The post- modern finance crisis: our shit costs more than it’s worth. Simple, right? Tom Engelhardt whips it out and bashes the policy side of shifting costs overseas by way of the Pentagon:

Sleepwalking into the Imperial Dark

What It Feels Like When a Superpower Runs Off the Tracks

This can’t end well.

But then, how often do empires end well, really? They live vampirically by feeding off others until, sooner or later, they begin to feed on themselves, to suck their own blood, to hollow themselves out. Sooner or later, they find themselves, as in our case, economically stressed and militarily extended in wars they can’t afford to win or lose.

Historians have certainly written about the dangers of overextended empires and of endless war as a way of life, but there’s something distant and abstract about the patterns of history. It’s quite another thing to take it in when you’re part of it; when, as they used to say in the overheated 1960s, you’re in the belly of the beast.

I don’t know what it felt like to be inside the Roman Empire in the long decades, even centuries, before it collapsed, or to experience the waning years of the Spanish empire, or the twilight of the Qing dynasty, or of Imperial Britain as the sun first began to set, or even of the Soviet Empire before the troops came slinking home from Afghanistan, but at some point it must have seemed at least a little like this — truly strange, like watching a machine losing its parts. It must have seemed as odd and unnerving as it does now to see a formerly mighty power enter a state of semi-paralysis at home even as it staggers on blindly with its war-making abroad.

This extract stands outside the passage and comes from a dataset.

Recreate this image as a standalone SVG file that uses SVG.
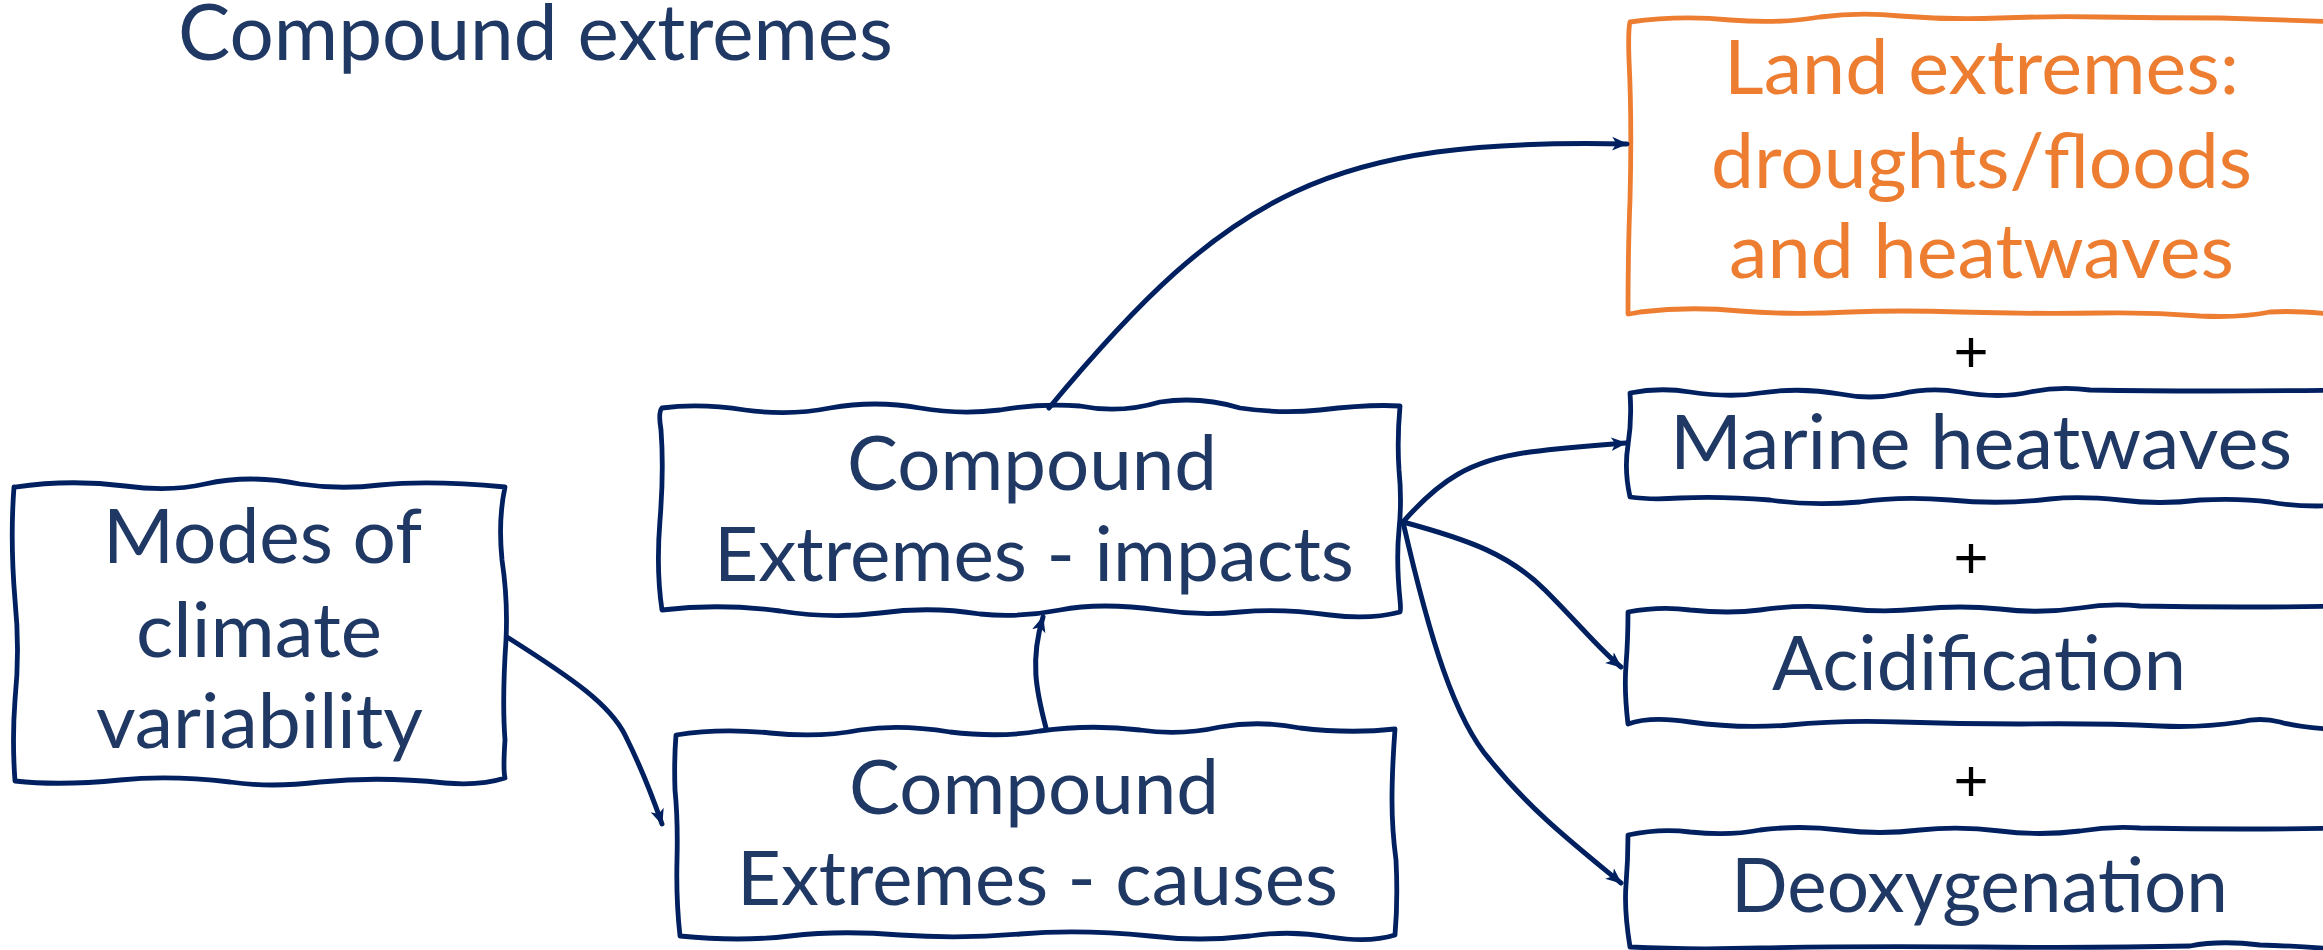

The United States is, of course, an imperial power, however much we might prefer not to utter the word. We still have our globe-spanning array of semi-client states; our military continues to garrison much of the planet; and we are waging war abroad more continuously than at any time in memory. Yet who doesn’t sense that the sun is now setting on us?

Not so many years ago, we were proud enough of our global strength to regularly refer to ourselves as the Earth’s “sole superpower.” In those years, our president and his top officials dreamed of establishing a worldwide Pax Americana, while making speeches and issuing official documents proclaiming that the United States would be militarily “beyond challenge” by any and all powers for eons to come. So little time has passed and yet who speaks like that today? Who could?

Fukushima’s nuclear debacle is the consequence of shifting costs from oil fields to reactors. The risk curves are different, but making the shift did not eliminate either the costs or the risks.

What we are left with is an establishment stumbling along like Mercer’s humoresque, groping for easy answers. The same broad- shouldered, sneering ‘Greed is Good’ ‘tude’ which has worked so well in the past is now useless. Some suggest a gold standard, or firing union workers or getting rid of the Fed, more stimulus/pump- priming, whatever … None of these quick fixes are going to accomplish anything without $20 per barrel crude which is lost and gone forever! There are no more easy answers, no ‘Triumph of the Will’, no Ubermanner or comic book heroes to fill up the starship gas tank. ‘Honest’ and ‘Money’ are simply two meaningless words, that money itself is a store of ‘nothing’ because industrialization’s fetishes are worthless out of industry’s ‘Superman’ context.

That context being mindless waste for the ‘fun’ and tailfins and car- hop stupidity of it all. With the context evaporated, exceptionalism is sound and fury signifying nothing performed on the corroded deck of a ghost (space) ship vanishing into a storm.